What Happens to Your Rate as Your Filing Period Ends

Hawaii requires 3 years of continuous SR-22 filing for most DUI and major violations, measured from the conviction or suspension date — not the date you started filing. Your carrier is notified when your filing period ends, but your rate doesn't automatically drop. SR-22 status itself adds $15–$40/mo to your premium as an administrative surcharge; that disappears once the filing is removed. The violation stays on your driving record for 5–10 years depending on severity, and that record impact keeps your rate elevated even after SR-22 ends. Expect your post-SR-22 rate to drop 20–35% within the first 6 months after the requirement ends, assuming no new violations. A driver paying $125/mo during active SR-22 filing will typically see rates fall to $85–$100/mo once the SR-22 is removed and they shop standard carriers again. Full normalization to clean-record rates takes 3–5 years after the violation date — not after the SR-22 ends. You must proactively shop once your SR-22 period ends.
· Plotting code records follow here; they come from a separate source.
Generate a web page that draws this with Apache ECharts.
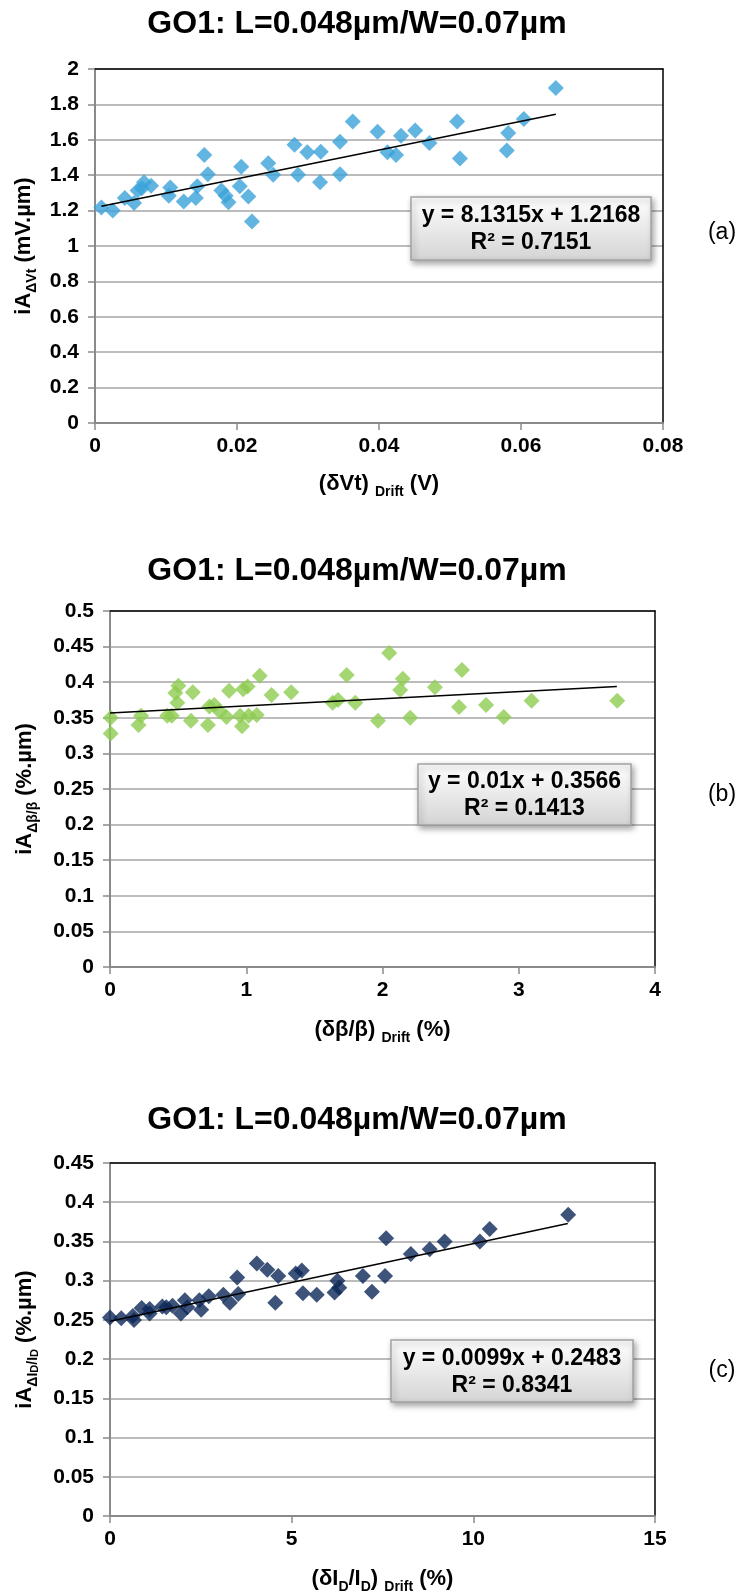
<!DOCTYPE html>
<html>
<head>
<meta charset="utf-8">
<script src="https://cdn.jsdelivr.net/npm/echarts@6/dist/echarts.min.js"></script>
<style>
html,body{margin:0;padding:0;background:#fff;}
#c{width:744px;height:1595px;}
</style>
</head>
<body>
<div id="c"></div>
<script>
// ---------- data ----------
const titleText = 'GO1: L=0.048µm/W=0.07µm';

// (a) iA_ΔVt vs (δVt) Drift
const xA = [0.0009,0.0025,0.0042,0.0055,0.0060,0.0066,0.0069,0.0079,0.0104,0.0106,0.0125,0.0142,0.0144,0.0154,0.0159,0.0178,0.0184,0.0188,0.0204,0.0206,0.0216,0.0221,0.0244,0.0251,0.0281,0.0286,0.0299,0.0318,0.0317,0.0345,0.0345,0.0363,0.0398,0.0412,0.0424,0.0431,0.0451,0.0471,0.0510,0.0514,0.0580,0.0582,0.0604,0.0649];
const yA = [1.218,1.200,1.271,1.243,1.313,1.326,1.360,1.341,1.284,1.331,1.252,1.271,1.337,1.514,1.405,1.313,1.284,1.247,1.337,1.448,1.279,1.139,1.467,1.403,1.572,1.403,1.529,1.533,1.360,1.589,1.405,1.704,1.646,1.529,1.514,1.623,1.652,1.582,1.704,1.495,1.539,1.638,1.718,1.893];
const trendAX = [0.0009, 0.0649];
const trendAY = [1.2241, 1.7445];
const eqA = ['y = 8.1315x + 1.2168', 'R² = 0.7151'];

// (b) iA_Δβ/β vs (δβ/β) Drift
const xB = [0.005,0.005,0.209,0.228,0.420,0.453,0.480,0.502,0.494,0.594,0.608,0.719,0.730,0.765,0.806,0.855,0.874,0.955,0.969,0.977,1.010,1.018,1.077,1.099,1.186,1.330,1.634,1.674,1.737,1.800,1.967,2.049,2.130,2.149,2.203,2.385,2.562,2.583,2.760,2.890,3.094,3.723];
const yB = [0.350,0.328,0.340,0.353,0.353,0.353,0.385,0.395,0.371,0.346,0.386,0.340,0.366,0.368,0.359,0.351,0.388,0.353,0.338,0.390,0.394,0.353,0.354,0.409,0.382,0.386,0.371,0.375,0.410,0.371,0.346,0.441,0.389,0.405,0.350,0.393,0.365,0.417,0.368,0.351,0.374,0.374];
const trendBX = [0, 3.72];
const trendBY = [0.3566, 0.3938];
const eqB = ['y = 0.01x + 0.3566', 'R² = 0.1413'];

// (c) iA_ΔID/ID vs (δID/ID) Drift
const xC = [0.00,0.31,0.66,0.63,0.87,1.09,1.09,1.44,1.55,1.72,1.95,2.06,2.13,2.46,2.51,2.72,3.12,3.30,3.50,3.53,4.04,4.33,4.55,4.63,5.11,5.28,5.31,5.69,6.18,6.26,6.31,6.96,7.21,7.57,7.60,8.28,8.80,9.21,10.18,10.45,12.61];
const yC = [0.253,0.252,0.250,0.255,0.265,0.258,0.264,0.267,0.266,0.268,0.258,0.275,0.266,0.275,0.263,0.280,0.282,0.272,0.304,0.283,0.322,0.314,0.272,0.306,0.309,0.313,0.284,0.282,0.285,0.300,0.291,0.306,0.286,0.306,0.354,0.334,0.340,0.350,0.350,0.366,0.384];
const trendCX = [0, 12.6];
const trendCY = [0.2483, 0.3730];
const eqC = ['y = 0.0099x + 0.2483', 'R² = 0.8341'];

const panelTags = ['(a)', '(b)', '(c)'];

// ---------- styling ----------
const FONT = '"Liberation Sans", Arial, sans-serif';
const GRIDC = '#a6a6a6';
const AXC = '#8a8a8a';

function pairs(xs, ys){ return xs.map((x,i)=>[x, ys[i]]); }

const richBase = {
  m:{fontSize:22,fontWeight:'bold',color:'#000',fontFamily:FONT,lineHeight:30,verticalAlign:'middle'},
  s:{fontSize:14,fontWeight:'bold',color:'#000',fontFamily:FONT,lineHeight:16,verticalAlign:'bottom'},
  ss:{fontSize:11,fontWeight:'bold',color:'#000',fontFamily:FONT,lineHeight:10,verticalAlign:'bottom'}
};

const grids = [
  {left:95, top:69, width:568, height:354},
  {left:110, top:611, width:545, height:356},
  {left:110, top:1163, width:545, height:355}
];

const xCfg = [
  {min:0,max:0.08,interval:0.02,name:'{m|(δVt) }{s|Drift}{m| (V)}',gap:46},
  {min:0,max:4,interval:1,name:'{m|(δβ/β) }{s|Drift}{m| (%)}',gap:48},
  {min:0,max:15,interval:5,name:'{m|(δI}{s|D}{m|/I}{s|D}{m|) }{s|Drift}{m| (%)}',gap:48}
];
const yCfg = [
  {min:0,max:2,interval:0.2,name:'{m|iA}{s|ΔVt}{m| (mV.µm)}',gap:54},
  {min:0,max:0.5,interval:0.05,name:'{m|iA}{s|Δβ/β}{m| (%.µm)}',gap:70},
  {min:0,max:0.45,interval:0.05,name:'{m|iA}{s|ΔI}{ss|D}{s|/I}{ss|D}{m| (%.µm)}',gap:70}
];

const tickLabel = {fontSize:21,fontWeight:'bold',color:'#000',fontFamily:FONT};

const xAxes = [], yAxes = [];
for (let i=0;i<3;i++){
  xAxes.push({
    type:'value', gridIndex:i, min:xCfg[i].min, max:xCfg[i].max, interval:xCfg[i].interval,
    name:xCfg[i].name, nameLocation:'middle', nameGap:xCfg[i].gap,
    nameTextStyle:{rich:richBase},
    axisLine:{show:true,lineStyle:{color:AXC,width:2}},
    axisTick:{show:true,inside:false,length:7,lineStyle:{color:AXC,width:1.5}},
    axisLabel:{...tickLabel, margin:13},
    splitLine:{show:false}
  });
  yAxes.push({
    type:'value', gridIndex:i, min:yCfg[i].min, max:yCfg[i].max, interval:yCfg[i].interval,
    name:yCfg[i].name, nameLocation:'middle', nameGap:yCfg[i].gap,
    nameTextStyle:{rich:richBase},
    axisLine:{show:true,lineStyle:{color:AXC,width:2}},
    axisTick:{show:true,inside:false,length:7,lineStyle:{color:AXC,width:1.5}},
    axisLabel:{...tickLabel, margin:16},
    splitLine:{show:true,lineStyle:{color:GRIDC,width:1.5}}
  });
}
// black frame on top and right of each plot
for (let i=0;i<3;i++){
  xAxes.push({type:'value',gridIndex:i,position:'top',min:xCfg[i].min,max:xCfg[i].max,
    axisLine:{show:true,onZero:false,lineStyle:{color:'#000',width:1.5}},
    axisTick:{show:false},axisLabel:{show:false},splitLine:{show:false}});
  yAxes.push({type:'value',gridIndex:i,position:'right',min:yCfg[i].min,max:yCfg[i].max,
    axisLine:{show:true,onZero:false,lineStyle:{color:'#000',width:1.5}},
    axisTick:{show:false},axisLabel:{show:false},splitLine:{show:false}});
}

const colors = ['#3aa2d8', '#8dcc50', '#0c2858'];
const scat = [pairs(xA,yA), pairs(xB,yB), pairs(xC,yC)];
const trends = [pairs(trendAX,trendAY), pairs(trendBX,trendBY), pairs(trendCX,trendCY)];

const series = [];
for (let i=0;i<3;i++){
  series.push({
    type:'scatter', xAxisIndex:i, yAxisIndex:i, data:scat[i], clip:false,
    symbol:'diamond', symbolSize:[16,16],
    itemStyle:{color:colors[i]}, z:3
  });
  series.push({
    type:'line', xAxisIndex:i, yAxisIndex:i, data:trends[i], showSymbol:false, symbol:'none',
    lineStyle:{color:'#000',width:1.5}, z:4, silent:true
  });
}

const titles = [24, 571, 1120].map(cy => ({
  text:titleText, left:357, top:cy, textAlign:'center', textVerticalAlign:'middle',
  textStyle:{fontSize:32,fontWeight:'bold',color:'#000',fontFamily:FONT}
}));
// keep simpler: use graphic for title positioning precision
const boxes = [
  {x:411,y:197,w:240,h:63,eq:eqA,tagY:233},
  {x:418,y:764,w:213,h:61,eq:eqB,tagY:795},
  {x:391,y:1340,w:242,h:62,eq:eqC,tagY:1371}
];
const graphic = [];
[24, 571, 1120].forEach(cy=>{
  graphic.push({type:'text', x:357, y:cy, style:{text:titleText, fill:'#000', fontSize:32, fontWeight:'bold', fontFamily:FONT, align:'center', verticalAlign:'middle'}});
});
boxes.forEach((b,i)=>{
  graphic.push({
    type:'rect', shape:{x:b.x,y:b.y,width:b.w,height:b.h}, z:10,
    style:{
      fill:new echarts.graphic.LinearGradient(0,0,0,1,[{offset:0,color:'#ffffff'},{offset:1,color:'#d4d4d4'}]),
      stroke:'#a3a3a3', lineWidth:1.5,
      shadowBlur:6, shadowOffsetX:2, shadowOffsetY:3, shadowColor:'rgba(0,0,0,0.35)'
    }
  });
  graphic.push({
    type:'text', x:b.x+b.w/2, y:b.y+b.h/2+1, z:11,
    style:{text:b.eq.join('\n'), fill:'#000', fontSize:23, fontWeight:'bold', fontFamily:FONT, align:'center', verticalAlign:'middle', lineHeight:27}
  });
  graphic.push({
    type:'text', x:722, y:b.tagY, z:11,
    style:{text:panelTags[i], fill:'#000', fontSize:23, fontFamily:FONT, align:'center', verticalAlign:'middle'}
  });
});

const chart = echarts.init(document.getElementById('c'), null, {renderer:'canvas', width:744, height:1595});
chart.setOption({
  backgroundColor:'#fff',
  animation:false,
  grid:grids,
  xAxis:xAxes,
  yAxis:yAxes,
  series:series,
  graphic:graphic
});
</script>
</body>
</html>
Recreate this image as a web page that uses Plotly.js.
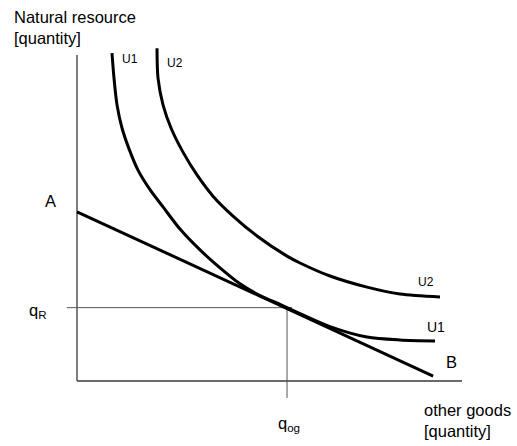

Your current carrier will remove the SR-22 filing fee, but they won't re-tier you to standard rates automatically. Non-standard carriers that wrote your SR-22 policy don't typically offer competitive post-SR-22 rates — their model assumes ongoing high-risk status. Once your filing ends, quote State Farm, GEICO standard (not their non-standard arm), and regional carriers that declined you while your SR-22 was active.